Why You Shouldn’t Spend that ‘Stimulus’ Check


Max Keiser
Alternet
June 9, 2008

If we refused to cash our checks, the value of the dollars in our pockets would go up by more than the face value of the stimulus refund.
I’ll explain two reasons why you should not spend your economic stimulus check: the first applies to people who work regular jobs for wages, the second applies to people who work in investment banks for bonuses.

If you work for wages (or live on a pension), consider this: if every American said, “No thank you” to Bush’s stimulus check and refused to cash them, the value of the dollars in your pocket right now, in terms of their purchasing power would go up by a factor greater than the face value ($600) of the stimulus check. In other words, if you didn’t spend these checks, you’d be the richer for it.

The reason being that America does not have a hard-money economy, it’s a debt-based fiat currency economy. All the money in circulation in America has been borrowed and then re-lent. So borrowing more money ($168 billion for the stimulus package) and then re-lending it to Americans, as Bush is doing, only increases the debt load and debases the value of the currency outstanding (against a backdrop of stagnant wages and minuscule interest rates for savers).

If an American was planning to spend $40K this year on food, clothing, shelter, health and various other expenses and they were hoping to defray some of that cost thanks to Bush’s stimulus check understand that by simply adding another $168 billion of debt (the cost of the stimulus package) on top of America’s current multi-trillion debt load will continue the Bush-Paulson-Benanke trend of debasing the purchasing power of your money and, therefore, raise the price of goods and services by more than the $600 ‘gift’ (without a commensurate rise in wages or increase in interest paid on savings).

This is why America’s debt problems won’t go away. Every dollar spent adds debt and spawns more fiat currency issuance which has the effect of decreasing the purchasing power of the U.S. dollars in your pocket. Bush tries to make up the difference by borrowing even more; borrowing 340 million a day to fund the war and close to 3 billion a day to cover U.S. operating expenses, not to mention Wall Street borrowing over $30 billion a day to keep their Ponzi scheme going. All this borrowing keeps alive the vicious financial spiral trending lower towards permanent currency debasement and possible sovereignty loss.

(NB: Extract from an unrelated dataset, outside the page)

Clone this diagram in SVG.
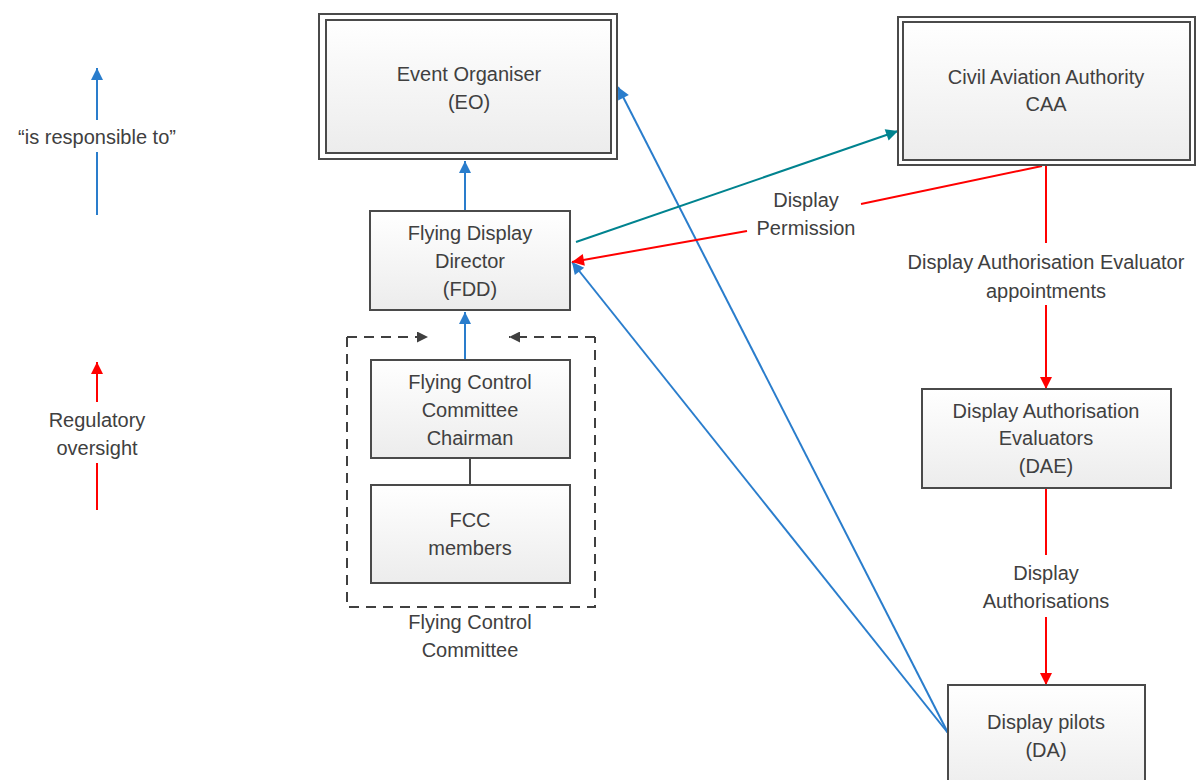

Now, if you work in investment banking, the opposite is true. Bigger money supply growth means bigger fees and bonuses. You may lose more than $600 in purchasing power with that $600 stimulus check, but the fees and bonuses you make processing all that debt (read: dollars) is greater still. In other words, the more the government increases the debt load (money supply), the more you make — even discounting for the lost purchasing power caused by the inflationary impact of higher money supply growth.

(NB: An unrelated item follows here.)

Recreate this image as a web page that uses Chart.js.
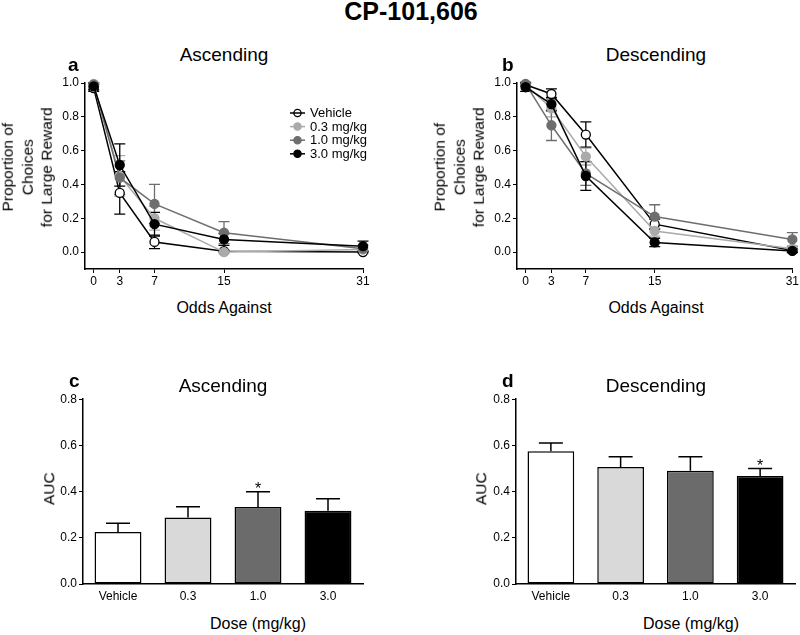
<!DOCTYPE html>
<html><head><meta charset="utf-8">
<script src="https://cdn.jsdelivr.net/npm/chart.js@4.4.0/dist/chart.umd.min.js"></script>
<style>
html,body{margin:0;padding:0;background:#fff;}
body{width:800px;height:635px;position:relative;overflow:hidden;font-family:"Liberation Sans",Arial,sans-serif;color:#000}
canvas{position:absolute}
.t{position:absolute;white-space:nowrap;}
</style></head><body>
<canvas id="ca" width="380" height="219" style="left:0;top:70px"></canvas>
<canvas id="cb" width="370" height="219" style="left:430px;top:70px"></canvas>
<canvas id="cc" width="380" height="214" style="left:0;top:390px"></canvas>
<canvas id="cd" width="370" height="214" style="left:430px;top:390px"></canvas>
<script>
// ---------- data ----------
const odds = [0, 3, 7, 15, 31];
const doseNames = ['Vehicle', '0.3 mg/kg', '1.0 mg/kg', '3.0 mg/kg'];
const barLabels = ['Vehicle', '0.3', '1.0', '3.0'];
const propTicks = [0, 0.2, 0.4, 0.6, 0.8, 1.0];
const aucTicks = [0, 0.2, 0.4, 0.6, 0.8];

// Ascending (panel a)
const ascVehicle    = [0.97, 0.35, 0.06, 0.005, 0.0];
const ascVehicleErr = [0.02, 0.125, 0.04, 0.005, 0.005];
const asc03    = [0.995, 0.45, 0.20, 0.0, 0.015];
const asc03Err = [0.005, 0.12, 0.07, 0.01, 0.01];
const asc10    = [0.99, 0.44, 0.285, 0.115, 0.02];
const asc10Err = [0.01, 0.10, 0.115, 0.065, 0.02];
const asc30    = [0.98, 0.515, 0.165, 0.075, 0.035];
const asc30Err = [0.02, 0.125, 0.07, 0.035, 0.03];

// Descending (panel b)
const descVehicle    = [0.99, 0.935, 0.695, 0.165, 0.01];
const descVehicleErr = [0.01, 0.03, 0.075, 0.03, 0.01];
const desc03    = [0.99, 0.85, 0.565, 0.125, 0.02];
const desc03Err = [0.01, 0.05, 0.05, 0.03, 0.01];
const desc10    = [0.995, 0.75, 0.465, 0.21, 0.075];
const desc10Err = [0.01, 0.09, 0.07, 0.07, 0.04];
const desc30    = [0.975, 0.875, 0.45, 0.057, 0.007];
const desc30Err = [0.025, 0.04, 0.085, 0.025, 0.01];

// AUC (panels c, d)
const aucAsc     = [0.225, 0.288, 0.333, 0.317];
const aucAscErr  = [0.038, 0.046, 0.066, 0.052];
const aucAscSig  = ['', '', '*', ''];
const aucDesc    = [0.575, 0.506, 0.490, 0.468];
const aucDescErr = [0.035, 0.045, 0.061, 0.032];
const aucDescSig = ['', '', '', '*'];

// ---------- styles ----------
const lineColors = ['#000000', '#aaaaaa', '#6e6e6e', '#000000'];
const pointFills = ['#ffffff', '#aaaaaa', '#6e6e6e', '#000000'];
const barFills   = ['#ffffff', '#d9d9d9', '#6b6b6b', '#000000'];
const FONT = '"Liberation Sans", Arial, sans-serif';

Chart.defaults.font.family = FONT;
Chart.defaults.color = '#000';

const errPlugin = {
  id: 'errbars',
  beforeDatasetsDraw(chart) { drawErr(chart, 'line'); },
  afterDatasetsDraw(chart) { drawErr(chart, 'bar'); },
  afterDraw(chart) {
    const lg = chart.options.plugins.customLegend;
    if (!lg || !lg.show) return;
    const ctx = chart.ctx, ca = chart.chartArea;
    ctx.save();
    chart.data.datasets.forEach((ds, i) => {
      const y = ca.top + lg.y0 + i * lg.dy;
      const x0 = ca.left + lg.x0;
      ctx.fillStyle = ds.pointBackgroundColor;
      ctx.strokeStyle = ds.borderColor;
      ctx.lineWidth = 1.3;
      ctx.beginPath(); ctx.arc(x0 + 7.5, y, 3.6, 0, Math.PI * 2); ctx.fill(); ctx.stroke();
      ctx.lineWidth = 1.5;
      ctx.beginPath(); ctx.moveTo(x0, y); ctx.lineTo(x0 + 15, y); ctx.stroke();
      ctx.fillStyle = '#000';
      ctx.font = '13px ' + FONT;
      ctx.textBaseline = 'middle';
      ctx.textAlign = 'left';
      ctx.fillText(ds.label, x0 + 20, y + 0.5);
    });
    ctx.restore();
  }
};
function drawErr(chart, kind) {
  const ctx = chart.ctx, ys = chart.scales.y;
  chart.data.datasets.forEach((ds, i) => {
    if (!ds.errors) return;
    const meta = chart.getDatasetMeta(i);
    if (meta.type !== kind) return;
    ctx.save();
    ctx.strokeStyle = ds.errColor;
    ctx.lineWidth = kind === 'bar' ? 1.5 : 1.3;
    const cap = kind === 'bar' ? 12 : 5.5;
    meta.data.forEach((el, j) => {
      const v = kind === 'bar' ? ds.data[j] : ds.data[j].y;
      const e = ds.errors[j];
      const x = el.x;
      const top = ys.getPixelForValue(v + e);
      const bot = kind === 'bar' ? ys.getPixelForValue(v) : ys.getPixelForValue(v - e);
      ctx.beginPath();
      ctx.moveTo(x, top); ctx.lineTo(x, bot);
      ctx.moveTo(x - cap, top); ctx.lineTo(x + cap, top);
      if (kind === 'line') { ctx.moveTo(x - cap, bot); ctx.lineTo(x + cap, bot); }
      ctx.stroke();
      if (ds.sig && ds.sig[j]) {
        ctx.fillStyle = '#000';
        ctx.font = '16px ' + FONT;
        ctx.textAlign = 'center';
        ctx.textBaseline = 'alphabetic';
        ctx.fillText(ds.sig[j], x, top + 2);
      }
    });
    ctx.restore();
  });
}

function lineDS(label, vals, errs, idx, order) {
  return {
    label: label,
    data: odds.map((o, k) => ({ x: o, y: vals[k] })),
    errors: errs,
    errColor: lineColors[idx],
    borderColor: lineColors[idx],
    backgroundColor: pointFills[idx],
    pointBackgroundColor: pointFills[idx],
    pointBorderColor: lineColors[idx],
    pointRadius: 4.5,
    pointBorderWidth: 1.3,
    borderWidth: 1.5,
    tension: 0,
    clip: false,
    order: order
  };
}
function axisCommon() {
  return {
    grid: { display: true, drawOnChartArea: false, drawTicks: true, tickLength: 4, color: '#000', lineWidth: 1 },
    border: { display: true, color: '#000', width: 1.5 },
  };
}
function lineChart(id, sets, withLegend, padLeft, padRight) {
  new Chart(document.getElementById(id), {
    type: 'line',
    data: { datasets: sets },
    plugins: [errPlugin],
    options: {
      responsive: false, animation: false,
      layout: { padding: { left: padLeft, right: padRight, top: 13, bottom: 0 } },
      plugins: { legend: { display: false }, tooltip: { enabled: false },
        customLegend: { show: withLegend, x0: 205, y0: 30, dy: 13.6 } },
      scales: {
        x: Object.assign(axisCommon(), {
          type: 'linear', min: -1, max: 31,
          afterBuildTicks: s => { s.ticks = odds.map(v => ({ value: v })); },
          afterFit: s => { s.height = 20; },
          ticks: { autoSkip: false, maxRotation: 0, padding: 1, font: { size: 12 }, color: '#000', callback: v => String(v) }
        }),
        y: Object.assign(axisCommon(), {
          type: 'linear', min: -0.1, max: 1.0,
          afterBuildTicks: s => { s.ticks = propTicks.map(v => ({ value: v })); },
          afterFit: s => { s.width = 30; },
          ticks: { padding: 2, font: { size: 12 }, color: '#000', callback: v => Number(v).toFixed(1) }
        })
      }
    }
  });
}
function barChart(id, vals, errs, sig, padLeft, padRight) {
  new Chart(document.getElementById(id), {
    type: 'bar',
    data: {
      labels: barLabels,
      datasets: [{
        data: vals, errors: errs, sig: sig, errColor: '#000',
        backgroundColor: barFills, borderColor: '#000', borderWidth: 1.5,
        categoryPercentage: 1.0, barPercentage: 0.67, borderSkipped: false
      }]
    },
    plugins: [errPlugin],
    options: {
      responsive: false, animation: false,
      layout: { padding: { left: padLeft, right: padRight, top: 9, bottom: 0 } },
      plugins: { legend: { display: false }, tooltip: { enabled: false } },
      scales: {
        x: {
          grid: { display: false, drawTicks: false },
          border: { display: true, color: '#000', width: 1.5 },
          afterFit: s => { s.height = 20; },
          ticks: { padding: 5, font: { size: 12 }, color: '#000', maxRotation: 0 }
        },
        y: Object.assign(axisCommon(), {
          min: 0, max: 0.8,
          afterBuildTicks: s => { s.ticks = aucTicks.map(v => ({ value: v })); },
          afterFit: s => { s.width = 30; },
          ticks: { padding: 2, font: { size: 12 }, color: '#000', callback: v => Number(v).toFixed(1) }
        })
      }
    }
  });
}

lineChart('ca', [
  lineDS(doseNames[0], ascVehicle, ascVehicleErr, 0, 4),
  lineDS(doseNames[1], asc03, asc03Err, 1, 3),
  lineDS(doseNames[2], asc10, asc10Err, 2, 2),
  lineDS(doseNames[3], asc30, asc30Err, 3, 1)
], true, 55, 17);
lineChart('cb', [
  lineDS(doseNames[0], descVehicle, descVehicleErr, 0, 4),
  lineDS(doseNames[1], desc03, desc03Err, 1, 3),
  lineDS(doseNames[2], desc10, desc10Err, 2, 2),
  lineDS(doseNames[3], desc30, desc30Err, 3, 1)
], false, 57, 5);
barChart('cc', aucAsc, aucAscErr, aucAscSig, 53, 17);
barChart('cd', aucDesc, aucDescErr, aucDescSig, 56, 5);

// ---------- text ----------
function txt(s, x, baseline, size, bold, align) {
  const d = document.createElement('div');
  d.className = 't';
  d.textContent = s;
  d.style.fontSize = size + 'px';
  d.style.lineHeight = size + 'px';
  d.style.fontWeight = bold ? 'bold' : 'normal';
  d.style.top = (baseline - 0.8465 * size) + 'px';
  d.style.left = x + 'px';
  if (align !== 'left') d.style.transform = 'translateX(-50%)';
  document.body.appendChild(d);
}
function vtxt(lines, cx, cy, size, lh) {
  const d = document.createElement('div');
  d.className = 't';
  const W = 240, H = lines.length * lh;
  d.style.width = W + 'px'; d.style.height = H + 'px';
  d.style.fontSize = size + 'px'; d.style.lineHeight = lh + 'px';
  d.style.textAlign = 'center';
  d.style.left = (cx - W / 2) + 'px'; d.style.top = (cy - H / 2) + 'px';
  d.style.transform = 'rotate(-90deg)';
  lines.forEach((l, i) => { if (i) d.appendChild(document.createElement('br')); d.appendChild(document.createTextNode(l)); });
  document.body.appendChild(d);
}
txt('CP-101,606', 411, 20, 25, true);
txt('Ascending', 224, 61, 19, false);
txt('Descending', 656, 61, 19, false);
txt('a', 68, 71, 19, true, 'left');
txt('b', 502, 71, 19, true, 'left');
txt('Odds Against', 224, 313.5, 16, false);
txt('Odds Against', 656, 313.5, 16, false);
txt('Ascending', 223, 392, 19, false);
txt('Descending', 656, 392, 19, false);
txt('c', 69, 387, 19, true, 'left');
txt('d', 502, 387, 19, true, 'left');
txt('Dose (mg/kg)', 258, 629.5, 16, false);
txt('Dose (mg/kg)', 691, 629.5, 16, false);
vtxt(['Proportion of', 'Choices', 'for Large Reward'], 26.8, 167, 15.5, 19.5);
vtxt(['Proportion of', 'Choices', 'for Large Reward'], 458.8, 167, 15.5, 19.5);
vtxt(['AUC'], 48.5, 489, 15.5, 19.5);
vtxt(['AUC'], 480.5, 489, 15.5, 19.5);
</script>
</body></html>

But listen bankers, resist the temptation to spend your stimulus check even though by doing so you are increasing America’s indebtedness and, therefore, your fees and bonuses.

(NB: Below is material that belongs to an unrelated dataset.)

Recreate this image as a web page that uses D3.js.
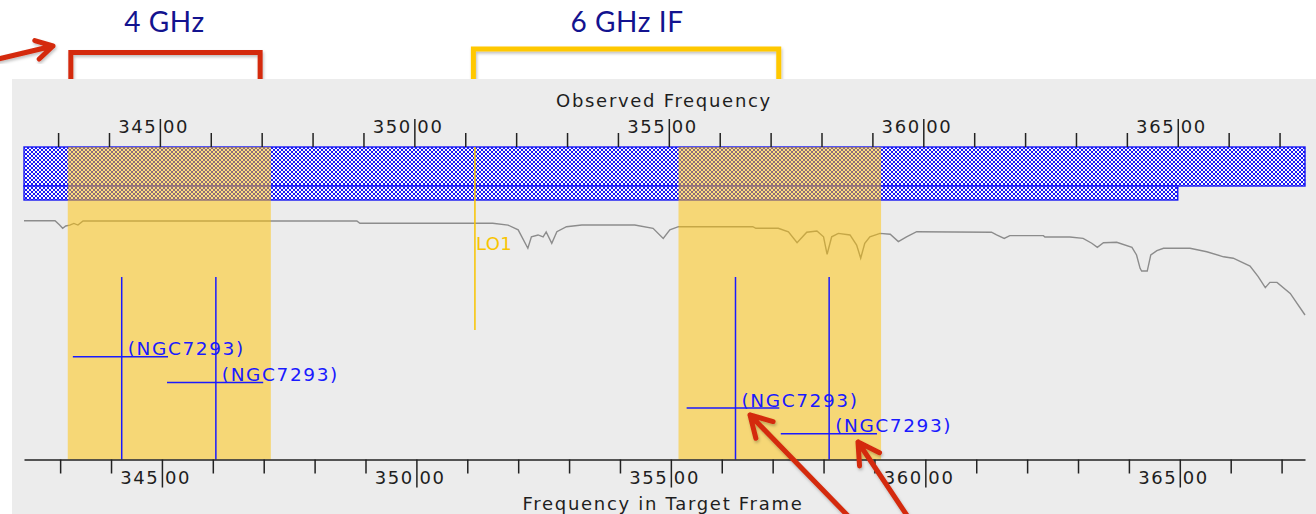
<!DOCTYPE html>
<html>
<head>
<meta charset="utf-8">
<script src="https://cdn.jsdelivr.net/npm/d3@7"></script>
<style>
  html, body { margin: 0; padding: 0; background: #ffffff; }
  svg { display: block; }
  text { font-family: "DejaVu Sans", sans-serif; }
</style>
</head>
<body>
<svg id="chart" width="1316" height="514"></svg>
<script>
// ---------------- data ----------------
// Plotted frequency coverage, observed frame (GHz)
const observedRange = [342.33, 367.5];
// Observed minus target-frame frequency (GHz)
const frameOffset = 0.04;
const tickValues = d3.range(343, 368);
const majorTickValues = [345, 350, 355, 360, 365];

// Spectral windows, observed frame, stacked in two rows
const windowLo = [342.33, 342.33];
const windowHi = [367.5, 365.0];

// IF sidebands, observed frame
const sidebandLo = [343.19, 355.19];
const sidebandHi = [347.18, 359.17];
const loFreq = 351.19;
const loLabel = "LO1";

// Spectral lines, target frame
const lineFreq = [344.21, 346.06, 356.27, 358.11];
const lineLo = [343.25, 345.10, 355.31, 357.16];
const lineHi = [345.12, 346.99, 357.13, 359.05];
const lineLabel = ["(NGC7293)", "(NGC7293)", "(NGC7293)", "(NGC7293)"];

// Atmospheric transmission, observed frame
const atmFreq = [342.33, 342.94, 343.03, 343.09, 343.15, 343.23, 343.31, 343.39, 343.49, 348.87,
  348.93, 351.54, 351.84, 352.04, 352.23, 352.30, 352.43, 352.53, 352.59, 352.70,
  352.80, 352.99, 353.29, 354.33, 354.69, 354.89, 355.02, 355.19, 356.65, 356.71,
  357.15, 357.35, 357.52, 357.71, 357.91, 358.04, 358.11, 358.20, 358.33, 358.56,
  358.69, 358.77, 358.85, 358.95, 359.15, 359.35, 359.51, 359.67, 359.87, 361.34,
  361.44, 361.59, 361.70, 362.36, 362.39, 362.88, 363.14, 363.31, 363.42, 363.54,
  363.80, 364.10, 364.19, 364.26, 364.29, 364.40, 364.47, 364.59, 364.72, 365.24,
  365.57, 365.90, 366.09, 366.42, 366.58, 366.72, 366.81, 366.95, 367.21, 367.50];
const atmTrans = [0.910, 0.910, 0.891, 0.877, 0.887, 0.891, 0.898, 0.891, 0.909, 0.909,
  0.899, 0.899, 0.891, 0.870, 0.790, 0.840, 0.848, 0.840, 0.861, 0.812,
  0.862, 0.884, 0.891, 0.891, 0.877, 0.833, 0.870, 0.884, 0.884, 0.877,
  0.877, 0.862, 0.814, 0.860, 0.865, 0.840, 0.764, 0.840, 0.855, 0.848,
  0.804, 0.747, 0.812, 0.840, 0.855, 0.851, 0.819, 0.840, 0.862, 0.860,
  0.848, 0.833, 0.845, 0.845, 0.839, 0.839, 0.833, 0.812, 0.794, 0.814,
  0.816, 0.794, 0.761, 0.703, 0.691, 0.691, 0.761, 0.780, 0.790, 0.790,
  0.775, 0.753, 0.747, 0.713, 0.667, 0.619, 0.642, 0.642, 0.594, 0.500];

// Slide annotations
const bracketLo = [343.25, 351.16];
const bracketHi = [346.97, 357.16];
const bracketText = ["4 GHz", "6 GHz IF"];
const bracketColor = ["#d42a0e", "#ffc800"];

// ---------------- layout ----------------
const svg = d3.select("#chart");
const W = 1316, H = 514;
const panel = { x: 12, y: 79 };
const plotX = [24, 1305];
const bandTop = 147, bandRowH = [39, 14];
const axisY = 459.5;
const blue = "#1818f4";

const xObs = d3.scaleLinear().domain(observedRange).range(plotX);
const xTgt = d3.scaleLinear()
  .domain(observedRange.map(f => f - frameOffset)).range(plotX);
const yTrans = d3.scaleLinear().domain([0, 1]).range([430, 200]);

const defs = svg.append("defs");
// pixel cross-hatch on a white ground
const hatch = defs.append("pattern")
  .attr("id", "hatch").attr("patternUnits", "userSpaceOnUse")
  .attr("width", 4).attr("height", 4);
hatch.append("rect").attr("width", 4).attr("height", 4).attr("fill", "#fbfbff");
[[0, 0], [1, 1], [2, 2], [3, 3], [3, 0], [2, 1], [1, 2], [0, 3]].forEach(([px, py]) => {
  hatch.append("rect").attr("x", px).attr("y", py).attr("width", 1).attr("height", 1)
    .attr("fill", blue).attr("shape-rendering", "crispEdges");
});

const shadow = defs.append("filter").attr("id", "shadow")
  .attr("x", "-10%").attr("y", "-10%").attr("width", "130%").attr("height", "130%");
shadow.append("feDropShadow").attr("dx", 1).attr("dy", 2)
  .attr("stdDeviation", 1.5).attr("flood-color", "#000").attr("flood-opacity", 0.25);

// annotation brackets (behind the panel)
const ann = svg.append("g");
bracketText.forEach((t, i) => {
  const a = xObs(bracketLo[i]), b = xObs(bracketHi[i]);
  const top = i === 0 ? 52.5 : 49;
  ann.append("path")
    .attr("d", `M${a},${panel.y + 2}V${top}H${b}V${panel.y + 2}`)
    .attr("fill", "none").attr("stroke", bracketColor[i]).attr("stroke-width", 5)
    .attr("filter", "url(#shadow)");
  ann.append("text")
    .attr("x", (a + b) / 2 + (i === 0 ? -1 : 1)).attr("y", 32)
    .attr("text-anchor", "middle")
    .style("font-family", "Lato, 'Open Sans', sans-serif")
    .style("font-size", "28px").style("letter-spacing", "0.6px")
    .attr("fill", "#13138f").text(t);
});

// chart panel
svg.append("rect").attr("x", panel.x).attr("y", panel.y)
  .attr("width", W - panel.x).attr("height", H - panel.y).attr("fill", "#ececec");

// atmospheric transmission curve
const atm = atmFreq.map((f, i) => [f, atmTrans[i]]);
svg.append("path").datum(atm)
  .attr("d", d3.line().x(d => xObs(d[0])).y(d => yTrans(d[1])))
  .attr("fill", "none").attr("stroke", "#8c8c8c").attr("stroke-width", 1.4);

// spectral windows
const rows = [];
let rowY = bandTop;
windowLo.forEach((lo, i) => {
  rows.push({ x: xObs(lo), y: rowY, w: xObs(windowHi[i]) - xObs(lo), h: bandRowH[i] });
  rowY += bandRowH[i];
});
svg.append("g").selectAll("rect").data(rows).join("rect")
  .attr("x", d => d.x).attr("y", d => d.y).attr("width", d => d.w).attr("height", d => d.h)
  .attr("fill", "url(#hatch)").attr("stroke", blue).attr("stroke-width", 1.4);

// IF sidebands (translucent overlay)
sidebandLo.forEach((lo, i) => {
  svg.append("rect")
    .attr("x", xObs(lo)).attr("y", bandTop)
    .attr("width", xObs(sidebandHi[i]) - xObs(lo)).attr("height", axisY - bandTop)
    .attr("fill", "rgb(255,194,0)").attr("fill-opacity", 0.5);
});

// LO marker
svg.append("line")
  .attr("x1", xObs(loFreq)).attr("x2", xObs(loFreq))
  .attr("y1", bandTop).attr("y2", 330)
  .attr("stroke", "#f8c400").attr("stroke-width", 1.5);
svg.append("text")
  .attr("x", xObs(loFreq) + 1).attr("y", 250)
  .style("font-size", "18px").style("letter-spacing", "0.4px")
  .attr("fill", "#f8c400").text(loLabel);

// spectral lines
const rowStart = 356.7, rowGap = 25.7;
const lines = svg.append("g").attr("stroke", "#1a1aff").attr("stroke-width", 1.5);
lineFreq.forEach((f, i) => {
  const y = rowStart + i * rowGap;
  lines.append("line")
    .attr("x1", xTgt(f)).attr("x2", xTgt(f)).attr("y1", 277).attr("y2", axisY);
  lines.append("line")
    .attr("x1", xTgt(lineLo[i])).attr("x2", xTgt(lineHi[i])).attr("y1", y).attr("y2", y);
  svg.append("text")
    .attr("x", xTgt(f) + 6).attr("y", y - 1.5)
    .style("font-size", "18.5px").style("letter-spacing", "1.6px")
    .attr("fill", "#1a1aff").text(lineLabel[i]);
});

// axes
function styleAxis(g, dir) {
  g.select(".domain").attr("stroke", "#222").attr("stroke-width", 1.5);
  g.selectAll(".tick line").attr("stroke", "#222").attr("stroke-width", 1.5)
    .filter(d => majorTickValues.includes(d)).attr("y2", dir * 28);
  g.selectAll(".tick text").remove();
}
function addLabels(scale, y) {
  const lab = svg.append("g").attr("fill", "#1e1e1e")
    .style("font-size", "18px").style("letter-spacing", "1.6px");
  majorTickValues.forEach(v => {
    const x = scale(v);
    lab.append("text").attr("x", x - 2.5).attr("y", y)
      .attr("text-anchor", "end").text(String(v));
    lab.append("text").attr("x", x + 3).attr("y", y).text("00");
  });
}

const topAxis = svg.append("g").attr("transform", `translate(0,${bandTop})`)
  .call(d3.axisTop(xObs).tickValues(tickValues).tickSize(14).tickSizeOuter(0));
topAxis.select(".domain").remove();
styleAxis(topAxis, -1);
addLabels(xObs, 133);

const botAxis = svg.append("g").attr("transform", `translate(0,${axisY})`)
  .call(d3.axisBottom(xTgt).tickValues(tickValues).tickSize(14).tickSizeOuter(0));
styleAxis(botAxis, 1);
addLabels(xTgt, 484);

// axis titles
svg.append("text").attr("x", 664).attr("y", 107).attr("text-anchor", "middle")
  .style("font-size", "18px").style("letter-spacing", "1.7px").attr("fill", "#1e1e1e")
  .text("Observed Frequency");
svg.append("text").attr("x", 663).attr("y", 510).attr("text-anchor", "middle")
  .style("font-size", "18px").style("letter-spacing", "1.7px").attr("fill", "#1e1e1e")
  .text("Frequency in Target Frame");

// slide arrows
function arrow(x0, y0, x1, y1, len) {
  const ang = Math.atan2(y0 - y1, x0 - x1), spread = Math.PI / 6;
  const a1 = [x1 + len * Math.cos(ang + spread), y1 + len * Math.sin(ang + spread)];
  const a2 = [x1 + len * Math.cos(ang - spread), y1 + len * Math.sin(ang - spread)];
  svg.append("path")
    .attr("d", `M${x0},${y0}L${x1},${y1}M${a1[0]},${a1[1]}L${x1},${y1}L${a2[0]},${a2[1]}`)
    .attr("fill", "none").attr("stroke", "#d42a0e").attr("stroke-width", 5)
    .attr("stroke-linecap", "round").attr("stroke-linejoin", "round")
    .attr("filter", "url(#shadow)");
}
arrow(-6, 60, 53, 46, 19);
arrow(852, 520, 750, 415, 24);
arrow(910, 520, 858, 442, 24);
</script>
</body>
</html>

In a year or so, after 99.999% of America has cashed their stimulus check, any checks that have not been cashed will accrue value as collector’s items.

As such, the value of these checks as un-cashed mementos of the failed Bush presidency should appreciate at the inflation rate plus a collector’s item premium rate for years to come.

As a matter of fact, an enterprising soul might make a pretty penny by setting up a website to buy people’s un-cashed stimulus checks at the face value plus a small premium. Five to six years from now, you might be able to re-auction and sell these un-cashed checks on eBay for double or triple the price you paid to Asian and European collectors buying these up like visitors to the Berlin Wall who buy chunks of concrete left over after the collapse of East Berlin.